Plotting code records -
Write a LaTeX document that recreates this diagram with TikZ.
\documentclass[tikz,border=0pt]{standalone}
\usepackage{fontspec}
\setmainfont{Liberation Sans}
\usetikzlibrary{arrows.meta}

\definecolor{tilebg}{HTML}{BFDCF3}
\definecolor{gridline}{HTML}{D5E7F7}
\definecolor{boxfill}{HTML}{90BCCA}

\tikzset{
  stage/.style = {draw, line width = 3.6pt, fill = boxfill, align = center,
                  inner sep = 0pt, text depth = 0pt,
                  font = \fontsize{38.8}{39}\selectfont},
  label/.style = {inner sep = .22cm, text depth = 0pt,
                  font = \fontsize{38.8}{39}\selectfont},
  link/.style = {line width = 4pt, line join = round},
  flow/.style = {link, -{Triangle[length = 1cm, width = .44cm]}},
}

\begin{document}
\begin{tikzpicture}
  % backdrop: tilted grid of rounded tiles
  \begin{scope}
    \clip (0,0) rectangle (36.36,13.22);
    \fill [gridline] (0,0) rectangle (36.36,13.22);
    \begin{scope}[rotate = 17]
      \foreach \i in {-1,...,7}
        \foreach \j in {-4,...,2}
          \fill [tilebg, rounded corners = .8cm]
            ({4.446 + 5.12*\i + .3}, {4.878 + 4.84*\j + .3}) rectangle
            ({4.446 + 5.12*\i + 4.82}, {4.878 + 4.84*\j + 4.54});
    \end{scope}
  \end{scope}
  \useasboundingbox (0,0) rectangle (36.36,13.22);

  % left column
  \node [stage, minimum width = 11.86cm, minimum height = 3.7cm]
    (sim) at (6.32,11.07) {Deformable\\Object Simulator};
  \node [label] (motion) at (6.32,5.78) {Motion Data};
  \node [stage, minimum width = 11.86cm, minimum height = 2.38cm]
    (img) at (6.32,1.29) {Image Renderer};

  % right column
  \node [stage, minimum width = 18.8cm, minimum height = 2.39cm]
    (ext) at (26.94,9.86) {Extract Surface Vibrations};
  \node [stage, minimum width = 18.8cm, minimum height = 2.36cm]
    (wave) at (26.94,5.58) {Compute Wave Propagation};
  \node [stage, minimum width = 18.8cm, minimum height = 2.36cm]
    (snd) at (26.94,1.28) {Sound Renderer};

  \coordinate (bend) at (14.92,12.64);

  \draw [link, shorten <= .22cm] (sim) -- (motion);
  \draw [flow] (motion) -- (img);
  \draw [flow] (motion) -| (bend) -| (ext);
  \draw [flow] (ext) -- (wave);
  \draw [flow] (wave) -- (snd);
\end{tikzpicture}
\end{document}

...

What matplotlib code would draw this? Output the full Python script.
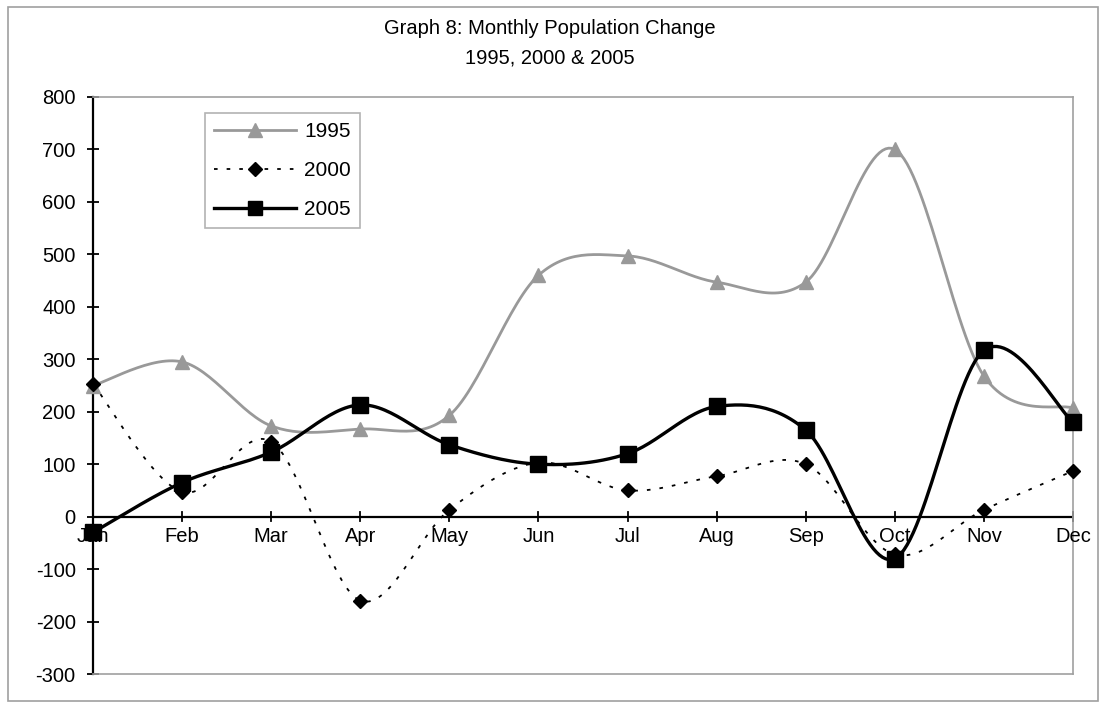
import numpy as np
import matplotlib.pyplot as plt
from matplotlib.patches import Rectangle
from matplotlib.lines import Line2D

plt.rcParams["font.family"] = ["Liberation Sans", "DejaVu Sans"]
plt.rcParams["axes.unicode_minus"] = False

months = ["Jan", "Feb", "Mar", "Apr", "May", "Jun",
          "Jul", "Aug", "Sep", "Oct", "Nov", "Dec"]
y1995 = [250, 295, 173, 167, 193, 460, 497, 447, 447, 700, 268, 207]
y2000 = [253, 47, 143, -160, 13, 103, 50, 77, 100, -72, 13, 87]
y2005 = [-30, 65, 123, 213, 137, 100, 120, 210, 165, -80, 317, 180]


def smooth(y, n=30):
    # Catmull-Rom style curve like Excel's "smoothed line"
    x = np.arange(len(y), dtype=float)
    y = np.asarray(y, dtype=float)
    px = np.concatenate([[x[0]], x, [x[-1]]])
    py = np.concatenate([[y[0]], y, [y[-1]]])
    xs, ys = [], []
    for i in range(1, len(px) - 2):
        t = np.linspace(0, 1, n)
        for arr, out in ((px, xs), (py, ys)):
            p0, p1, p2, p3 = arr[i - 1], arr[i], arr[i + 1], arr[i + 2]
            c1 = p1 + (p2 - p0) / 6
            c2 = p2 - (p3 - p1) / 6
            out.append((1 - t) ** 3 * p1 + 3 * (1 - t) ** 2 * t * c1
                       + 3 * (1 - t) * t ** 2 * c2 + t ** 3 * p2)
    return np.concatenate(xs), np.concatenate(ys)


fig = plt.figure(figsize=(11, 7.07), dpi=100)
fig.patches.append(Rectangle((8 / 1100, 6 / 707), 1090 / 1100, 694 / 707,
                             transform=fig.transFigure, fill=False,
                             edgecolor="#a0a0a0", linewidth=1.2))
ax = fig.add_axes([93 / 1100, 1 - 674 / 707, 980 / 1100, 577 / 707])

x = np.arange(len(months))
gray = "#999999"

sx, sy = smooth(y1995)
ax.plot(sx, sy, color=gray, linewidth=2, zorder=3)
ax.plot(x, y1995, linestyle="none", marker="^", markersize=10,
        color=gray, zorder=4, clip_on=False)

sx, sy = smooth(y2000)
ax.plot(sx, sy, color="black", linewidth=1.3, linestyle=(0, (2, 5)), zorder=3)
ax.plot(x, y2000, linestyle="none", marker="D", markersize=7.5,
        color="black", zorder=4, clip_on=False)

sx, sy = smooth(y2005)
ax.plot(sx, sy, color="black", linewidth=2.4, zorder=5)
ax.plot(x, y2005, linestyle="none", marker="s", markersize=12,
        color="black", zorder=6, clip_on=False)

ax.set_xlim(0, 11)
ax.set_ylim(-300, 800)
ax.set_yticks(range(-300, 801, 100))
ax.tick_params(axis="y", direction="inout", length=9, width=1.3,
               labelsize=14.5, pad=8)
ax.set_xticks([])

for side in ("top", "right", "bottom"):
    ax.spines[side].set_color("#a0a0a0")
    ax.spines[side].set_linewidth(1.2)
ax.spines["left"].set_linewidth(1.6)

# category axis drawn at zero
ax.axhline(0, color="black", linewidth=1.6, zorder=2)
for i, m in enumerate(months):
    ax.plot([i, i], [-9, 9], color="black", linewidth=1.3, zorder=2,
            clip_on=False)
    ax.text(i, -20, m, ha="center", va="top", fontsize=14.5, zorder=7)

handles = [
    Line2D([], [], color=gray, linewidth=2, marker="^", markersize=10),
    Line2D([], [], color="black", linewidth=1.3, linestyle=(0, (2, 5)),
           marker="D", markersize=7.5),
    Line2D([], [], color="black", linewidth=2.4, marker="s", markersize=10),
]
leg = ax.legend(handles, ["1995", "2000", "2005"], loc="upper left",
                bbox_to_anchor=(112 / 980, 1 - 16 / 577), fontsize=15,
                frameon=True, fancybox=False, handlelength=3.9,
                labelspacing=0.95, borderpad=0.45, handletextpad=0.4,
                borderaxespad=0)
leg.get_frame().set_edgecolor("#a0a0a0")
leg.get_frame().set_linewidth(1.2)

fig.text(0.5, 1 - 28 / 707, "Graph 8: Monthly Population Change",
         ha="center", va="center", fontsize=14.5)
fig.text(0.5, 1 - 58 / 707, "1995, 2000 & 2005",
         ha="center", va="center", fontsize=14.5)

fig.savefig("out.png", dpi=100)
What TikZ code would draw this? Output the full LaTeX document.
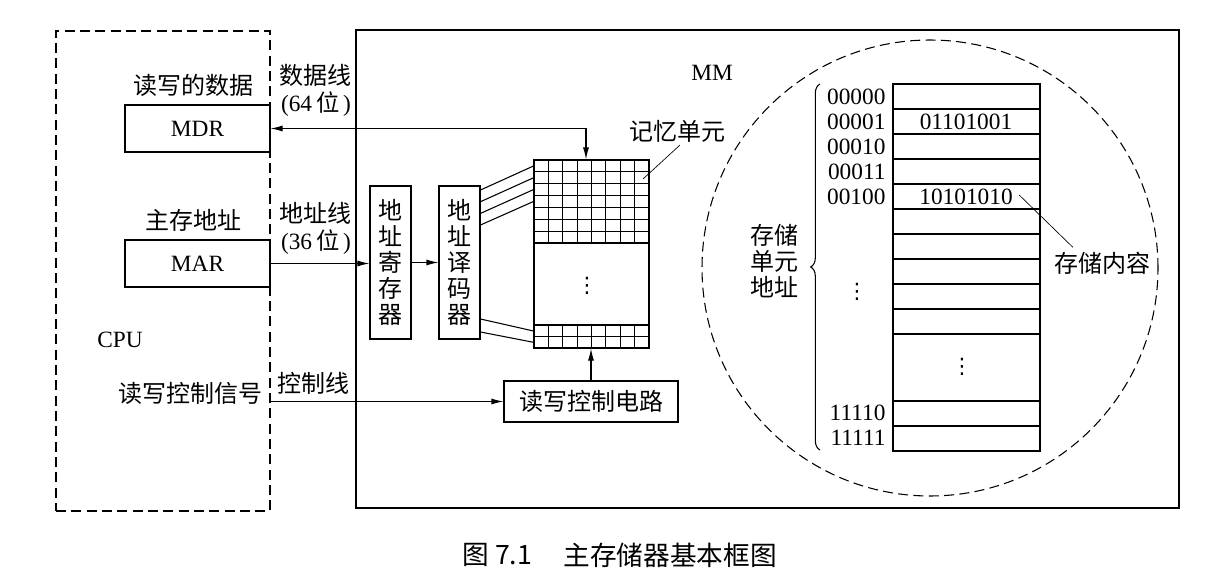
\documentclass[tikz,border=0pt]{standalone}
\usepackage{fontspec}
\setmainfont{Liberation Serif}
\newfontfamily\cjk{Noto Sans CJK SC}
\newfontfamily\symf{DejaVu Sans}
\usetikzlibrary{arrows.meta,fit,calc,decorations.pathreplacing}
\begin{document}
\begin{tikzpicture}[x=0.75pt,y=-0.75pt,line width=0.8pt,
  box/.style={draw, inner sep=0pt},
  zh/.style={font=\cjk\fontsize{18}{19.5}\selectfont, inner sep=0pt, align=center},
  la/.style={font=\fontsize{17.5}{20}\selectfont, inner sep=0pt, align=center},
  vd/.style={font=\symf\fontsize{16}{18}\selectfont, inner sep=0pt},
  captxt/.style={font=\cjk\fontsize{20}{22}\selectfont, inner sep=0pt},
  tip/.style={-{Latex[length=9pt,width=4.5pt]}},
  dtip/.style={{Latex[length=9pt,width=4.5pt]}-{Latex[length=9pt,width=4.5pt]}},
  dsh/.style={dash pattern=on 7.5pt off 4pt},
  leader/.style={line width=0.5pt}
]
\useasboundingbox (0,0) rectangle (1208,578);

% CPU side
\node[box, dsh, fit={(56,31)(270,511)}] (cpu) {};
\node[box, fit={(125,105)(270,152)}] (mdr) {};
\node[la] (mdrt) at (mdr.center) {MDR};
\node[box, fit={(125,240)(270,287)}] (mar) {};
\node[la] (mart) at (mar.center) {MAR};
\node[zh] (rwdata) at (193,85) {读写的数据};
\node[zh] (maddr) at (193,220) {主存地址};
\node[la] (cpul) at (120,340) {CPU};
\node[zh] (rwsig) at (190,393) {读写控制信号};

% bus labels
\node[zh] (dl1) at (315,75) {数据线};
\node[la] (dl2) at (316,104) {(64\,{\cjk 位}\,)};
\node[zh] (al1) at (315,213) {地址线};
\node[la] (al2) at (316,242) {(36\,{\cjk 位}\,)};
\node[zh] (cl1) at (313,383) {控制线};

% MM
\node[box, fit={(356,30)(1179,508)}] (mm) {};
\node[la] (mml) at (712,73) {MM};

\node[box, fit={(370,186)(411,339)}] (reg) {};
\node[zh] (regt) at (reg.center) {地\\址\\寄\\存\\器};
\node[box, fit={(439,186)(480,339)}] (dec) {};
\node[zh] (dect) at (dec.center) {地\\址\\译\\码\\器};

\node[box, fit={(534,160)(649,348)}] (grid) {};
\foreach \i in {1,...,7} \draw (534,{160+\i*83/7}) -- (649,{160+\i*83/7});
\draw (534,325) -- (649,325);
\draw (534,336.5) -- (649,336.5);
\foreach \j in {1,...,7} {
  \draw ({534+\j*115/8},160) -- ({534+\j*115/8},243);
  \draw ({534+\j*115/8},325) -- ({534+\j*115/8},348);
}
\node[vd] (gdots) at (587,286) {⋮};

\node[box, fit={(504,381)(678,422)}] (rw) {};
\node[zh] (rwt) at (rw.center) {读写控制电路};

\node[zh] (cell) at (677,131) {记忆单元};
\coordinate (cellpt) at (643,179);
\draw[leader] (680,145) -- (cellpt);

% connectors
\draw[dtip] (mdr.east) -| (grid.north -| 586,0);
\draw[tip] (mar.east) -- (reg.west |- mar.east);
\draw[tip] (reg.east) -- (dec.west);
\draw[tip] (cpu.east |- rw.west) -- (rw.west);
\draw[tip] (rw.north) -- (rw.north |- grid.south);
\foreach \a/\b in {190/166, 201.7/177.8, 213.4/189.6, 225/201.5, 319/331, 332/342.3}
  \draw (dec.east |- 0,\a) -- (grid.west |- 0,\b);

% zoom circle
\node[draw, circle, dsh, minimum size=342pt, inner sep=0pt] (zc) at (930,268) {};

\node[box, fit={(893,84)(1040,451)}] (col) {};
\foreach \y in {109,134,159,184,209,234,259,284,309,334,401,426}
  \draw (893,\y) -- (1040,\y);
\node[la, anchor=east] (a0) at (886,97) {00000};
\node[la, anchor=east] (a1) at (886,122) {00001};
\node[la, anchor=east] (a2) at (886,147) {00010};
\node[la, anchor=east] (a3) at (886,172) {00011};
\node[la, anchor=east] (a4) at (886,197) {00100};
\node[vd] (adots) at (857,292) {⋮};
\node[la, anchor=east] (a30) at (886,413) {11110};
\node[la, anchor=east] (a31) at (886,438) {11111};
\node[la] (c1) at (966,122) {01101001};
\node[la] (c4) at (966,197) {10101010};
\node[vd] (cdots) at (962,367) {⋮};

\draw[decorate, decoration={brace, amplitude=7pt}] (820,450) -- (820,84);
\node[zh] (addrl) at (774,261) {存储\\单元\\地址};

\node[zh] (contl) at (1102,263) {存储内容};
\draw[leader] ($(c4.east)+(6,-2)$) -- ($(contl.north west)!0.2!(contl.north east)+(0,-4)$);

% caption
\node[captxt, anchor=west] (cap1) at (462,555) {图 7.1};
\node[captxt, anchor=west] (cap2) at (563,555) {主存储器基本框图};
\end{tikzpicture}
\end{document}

Instructions for the task - Leave the pictures out, and transcribe exactly the lines above starting at the one that contains "What TikZ code" and ending at the one that contains "(dect) at (dec.center)".

Result of the task -
What TikZ code would draw this? Output the full LaTeX document.
\documentclass[tikz,border=0pt]{standalone}
\usepackage{fontspec}
\setmainfont{Liberation Serif}
\newfontfamily\cjk{Noto Sans CJK SC}
\newfontfamily\symf{DejaVu Sans}
\usetikzlibrary{arrows.meta,fit,calc,decorations.pathreplacing}
\begin{document}
\begin{tikzpicture}[x=0.75pt,y=-0.75pt,line width=0.8pt,
  box/.style={draw, inner sep=0pt},
  zh/.style={font=\cjk\fontsize{18}{19.5}\selectfont, inner sep=0pt, align=center},
  la/.style={font=\fontsize{17.5}{20}\selectfont, inner sep=0pt, align=center},
  vd/.style={font=\symf\fontsize{16}{18}\selectfont, inner sep=0pt},
  captxt/.style={font=\cjk\fontsize{20}{22}\selectfont, inner sep=0pt},
  tip/.style={-{Latex[length=9pt,width=4.5pt]}},
  dtip/.style={{Latex[length=9pt,width=4.5pt]}-{Latex[length=9pt,width=4.5pt]}},
  dsh/.style={dash pattern=on 7.5pt off 4pt},
  leader/.style={line width=0.5pt}
]
\useasboundingbox (0,0) rectangle (1208,578);

% CPU side
\node[box, dsh, fit={(56,31)(270,511)}] (cpu) {};
\node[box, fit={(125,105)(270,152)}] (mdr) {};
\node[la] (mdrt) at (mdr.center) {MDR};
\node[box, fit={(125,240)(270,287)}] (mar) {};
\node[la] (mart) at (mar.center) {MAR};
\node[zh] (rwdata) at (193,85) {读写的数据};
\node[zh] (maddr) at (193,220) {主存地址};
\node[la] (cpul) at (120,340) {CPU};
\node[zh] (rwsig) at (190,393) {读写控制信号};

% bus labels
\node[zh] (dl1) at (315,75) {数据线};
\node[la] (dl2) at (316,104) {(64\,{\cjk 位}\,)};
\node[zh] (al1) at (315,213) {地址线};
\node[la] (al2) at (316,242) {(36\,{\cjk 位}\,)};
\node[zh] (cl1) at (313,383) {控制线};

% MM
\node[box, fit={(356,30)(1179,508)}] (mm) {};
\node[la] (mml) at (712,73) {MM};

\node[box, fit={(370,186)(411,339)}] (reg) {};
\node[zh] (regt) at (reg.center) {地\\址\\寄\\存\\器};
\node[box, fit={(439,186)(480,339)}] (dec) {};
\node[zh] (dect) at (dec.center) {地\\址\\译\\码\\器};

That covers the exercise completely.